About a month ago, Edith Beal of Bridgton got a call she never saw coming.
Beal, now 93, was a member of the Women Airforce Service Pilots during World War II. They were the first women ever to fly American military aircraft. They took on non-combat missions, freeing up male pilots to fight overseas. They lost 38 of their comrades.
And now they were going to get their due.
On July 1, President Barack Obama signed a law awarding Beal and her fellow pilots the Congressional Gold Medal, which goes to individuals who perform an outstanding deed or act of service to the security, prosperity, and national interest of the United States. A ceremony will likely be held at the White House before the end of the year to honor the approximately 300 women who are still alive.
For Beal, it is a fitting honor. The Women Airforce Service Pilots were disbanded in December 1944 after Congress refused to grant them military status, a wrong that was eventually made right in 1977. The medal is another sign that their service will not go unremembered, Beal said.
"I thought it was a good idea," said Beal. "It took them so many years before they recognized us as veterans. We were civilians."
Numbering more than 1,000, the women pilots broke important social barriers in a time of war, much like the Tuskegee Airmen or the Navajo Code Talkers, said Nancy Parrish, director of Wings Across America, an organization dedicated to preserving the memory of the Women Airforce Service Pilots program. Also, much like those groups, the women did it, not to prove a point - in this case that women could fly planes - but to serve the United States.
"They did something extraordinary that no one thought they could do, and they did it for their country," said Parrish.
Beal's journey into the skies and American military history began in western Massachusetts, in the Berkshires, where spurred by boredom, she went with a friend to learn how to fly.
"The war was on by then. This was in '43, I guess it was," said Beal, to whom the memories come slowly, but come nonetheless. "We were at loose ends to do things. Most of the men were in the service."
She was 27 at the time, taking lessons at an airfield in Great Barrington, Mass.
"Just a grass field, you know. My solo was on skis in the wintertime," she said.

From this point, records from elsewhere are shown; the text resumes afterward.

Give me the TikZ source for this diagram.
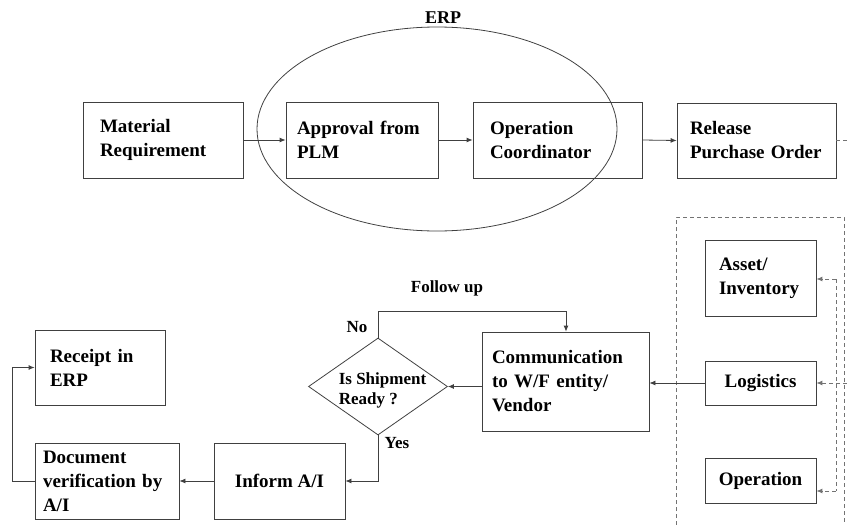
\documentclass[tikz,border=0pt]{standalone}
\usepackage{fontspec}
\setmainfont{Liberation Serif}
\usetikzlibrary{arrows.meta,shapes.geometric}
\begin{document}
\begin{tikzpicture}[x=1pt,y=-1pt,
  line/.style={draw=black!75, line width=0.8pt},
  arr/.style={line, -{Latex[length=6pt,width=5pt]}},
  dsh/.style={draw=black!55, line width=0.9pt, dash pattern=on 4pt off 3pt},
  darr/.style={dsh, -{Latex[length=6pt,width=5pt]}},
  box/.style={line, rectangle, inner ysep=0pt, align=left, text=black,
    font=\bfseries\fontsize{19}{24}\selectfont},
  lbl/.style={font=\bfseries\fontsize{17}{20}\selectfont, inner sep=0pt}
]
\useasboundingbox (0,0) rectangle (847,525);

% ERP ellipse
\node[ellipse, line, minimum width=360, minimum height=204, inner sep=0pt] (erp) at (437,129) {};
\node[font=\bfseries\fontsize{18}{20}\selectfont, inner sep=0pt] (erplbl) at (443,18) {ERP};

% top row
\node[box, minimum width=160, minimum height=76, text width=126, inner xsep=17] (mr) at (163,140) {Material\\Requirement};
\node[box, minimum width=152, minimum height=76, text width=130, inner xsep=11] (ap) at (362,140) {Approval from\\PLM};
\node[box, minimum width=169, minimum height=76, text width=135, inner xsep=17] (oc) at (557.5,140) {Operation\\Coordinator};
\node[box, minimum width=159, minimum height=75, text width=133, inner xsep=13] (rpo) at (756.5,140.5) {Release\\Purchase Order};
\coordinate (rpoout) at (847,140.5);

\draw[arr] (mr.east) -- (ap.west);
\draw[arr] (ap.east) -- (oc.west);
\draw[arr] (oc.east) -- (rpo.west);
\draw[dsh] (rpo.east) -- (rpoout);

% dashed group
\coordinate (g1) at (676,525);
\coordinate (g2) at (676,217);
\coordinate (g3) at (844,217);
\coordinate (g4) at (844,525);
\draw[dsh] (g1) -- (g2) -- (g3) -- (g4);

\node[box, minimum width=111, minimum height=76, text width=83, inner xsep=14] (ai) at (760.5,278) {Asset/\\Inventory};
\node[box, minimum width=111, minimum height=44, inner xsep=0pt] (log) at (760.5,383) {Logistics};
\node[box, minimum width=111, minimum height=45, inner xsep=0pt] (op) at (760.5,480.5) {Operation};

\coordinate (d1) at (836,279);
\coordinate (d3) at (836,491);
\coordinate (dr) at (847,383);
\draw[dsh] (d1) -- (d3);
\draw[darr] (d1) -- (ai.east |- d1);
\draw[darr] (dr) -- (log.east);
\draw[darr] (d3) -- (op.east |- d3);

% middle
\node[box, minimum width=167, minimum height=99, text width=147, inner xsep=10] (comm) at (565.5,381.5) {Communication\\to W/F entity/\\Vendor};
\node[diamond, line, minimum width=139, minimum height=97, inner sep=0pt] (dia) at (378,386.5) {};
\node[font=\bfseries\fontsize{17}{20}\selectfont, align=left, inner sep=0pt] (diatxt) at (382.5,390) {Is Shipment\\Ready ?};

\draw[arr] (log.west) -- (log.west -| comm.east);
\draw[arr] (comm.west |- dia.east) -- (dia.east);
\coordinate (fu) at (566,311);
\draw[arr] (dia.north) |- (fu) -- (comm.north -| fu);

\node[lbl] (fulbl) at (447,288) {Follow up};
\node[lbl] (nolbl) at (357,327) {No};
\node[lbl] (yeslbl) at (397,443) {Yes};

% bottom
\node[box, minimum width=131, minimum height=76, inner xsep=0pt] (inf) at (279.5,481) {Inform A/I};
\node[box, minimum width=144, minimum height=76, text width=128, inner xsep=8] (doc) at (107,481) {Document\\verification by\\A/I};
\node[box, minimum width=130, minimum height=75, text width=100, inner xsep=15] (rcpt) at (100,367.5) {Receipt in\\ERP};

\draw[arr] (dia.south) |- (inf.east);
\draw[arr] (inf.west) -- (doc.west -| doc.east);
\coordinate (lp) at (12,481);
\draw[arr] (doc.west) -- (lp) |- (rcpt.west);
\end{tikzpicture}
\end{document}
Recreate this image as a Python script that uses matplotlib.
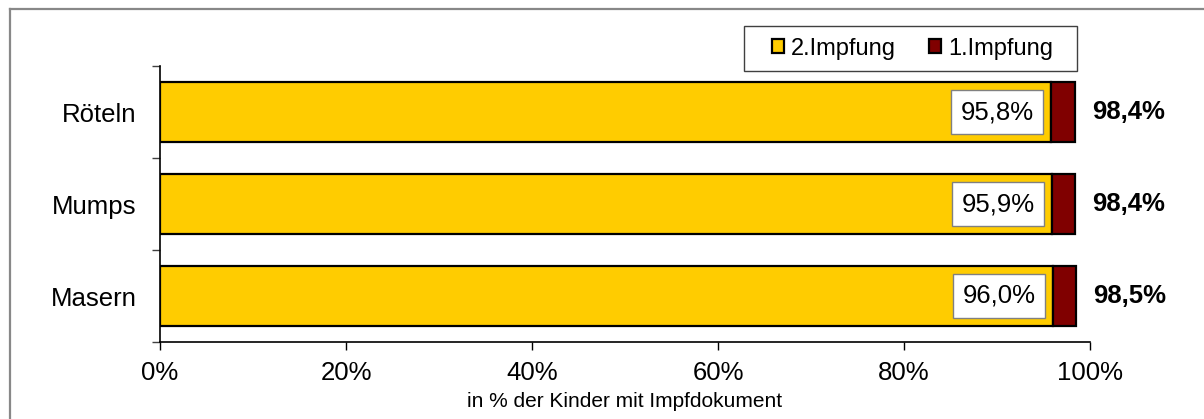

She went on to train in Hamilton, N.Y., then once in the program, in Sweetwater, Texas, where they were taught to fly like military pilots by members of the U.S. Army Air Forces.
Just to get to Sweetwater, Beal had to prove herself. More than 25,000 women applied for the program, and only 1,830 were accepted. Of those, only 1,074 graduated from training.
Once in Sweetwater, Beal trained on a biplane as the primary aircraft, and the AT-6 when learning how to navigate with instruments. She remembers well her first flight at the Army base.
"When he first pulled me up in the biplane, he did a rollover. You just hope your seat belt holds," Beal said, smiling at the memory. She had her parachute, and she knew how to deploy it, but "I'm glad I never had to get out of it," she said.
Once trained, the women pilots were dispersed among 120 bases across the country. They were charged with flying aircraft from factory to port, transporting cargo, simulating missions and other non-combat duties.
In September 1944, Beal was sent to Eagle Pass, along the Rio Grande on the Mexican border, where she hauled targets so pilots could practice the accuracy of the guns attached to the P-51 Mustang, one of the Army's premier aircraft in World War II.
"I'd take a GI in the back, and when I got to a certain level, I'd go at a certain heading and the sheet would come out," said Beal. "These P-51s would come through and shoot live ammunition."
The women faced many hurdles along the way. They had to pay their travel expenses through their training. When tragedy struck, the pilots often came together to pay for funerals. They were not considered veterans, after all, and were not availed federal benefits. The Army did not allow their caskets to be draped with an American Flag.
They also contended with frequent doubts and even scorn from their male counterparts, said Parrish. In one instance, a woman pilot crashed because sugar had been placed in the gas tank of her aircraft. But the mission had to go on, and news of the cause of the crash would be devastating.
"They didn't tell anyone about it," said Parrish, whose mother flew in the program. "They just went out flying."
The program was disbanded just three months after Beal arrived in Eagle Pass, but it is a time she remembers fondly. She was, for a time, behind the controls of an AT-6, a "sweet plane," she calls it. The night flights, where she could see lights for miles, are still there for her to recall.
And it was during that time, while at a base in Kansas, that she met a flight instructor and fell in love.
Arnold and Edith Beal were married Feb. 10, 1945, beginning 53 years of marriage. They moved around a bit before coming in Maine, where Arnold's father was a school official in South Portland.
They settled eventually in Bridgton, building a house and a series of cottages near Sandy Cove Road, raising four kids along the way.
After leaving Eagle Pass and the Women Airforce Service Pilots program, Beal got behind the controls of a plane just once, after her and Arnold married and moved to Illinois. But, like other veterans of World War II in the time after 1945, the next step in her life was already on its way.
"I rented a plane once and flew for 10 or 15 minutes," said Beal. "But I was pregnant by then."